Filip Forsberg, Ryan Johansen and Viktor Arvidsson are three of the best top forwards under the age of 26 the Western Conference has to offer, and a blue-line that features a top four of Roman Josi, Ryan Ellis, P.K. Subban and Mattias Ekholm might just be the class of the league.

Anything besides a second consecutive trip to the Western Conference Final might be considered a disappointment.


Was their 2016-17 an anomaly?

Prior to the run they had in the spring, the Preds had never made it beyond the second round despite qualifying for the post-season in seven of the past 10 seasons. It’s not like last year was the best Preds team we’ve ever seen either. The franchise has had seven teams register more regular-season points than the 2016-17 edition did.

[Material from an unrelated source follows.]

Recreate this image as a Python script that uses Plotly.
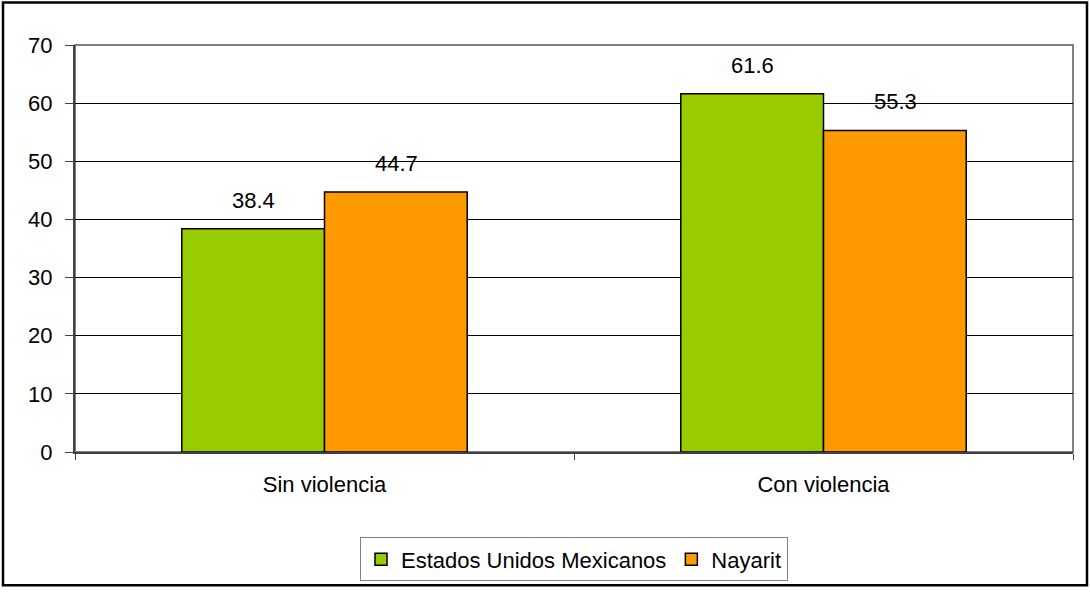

Take this with a grain of salt, too, but whenever Peter Laviolette’s teams advance to the Stanley Cup Final they don’t go on lengthy playoff runs the following year. His Hurricanes missed the post-season one year after winning the Cup in ’06, and his Flyers team lost in the second round in 2011 despite facing the Blackhawks in the final the year prior.

On paper, though, this team does have all the pieces required to be successful.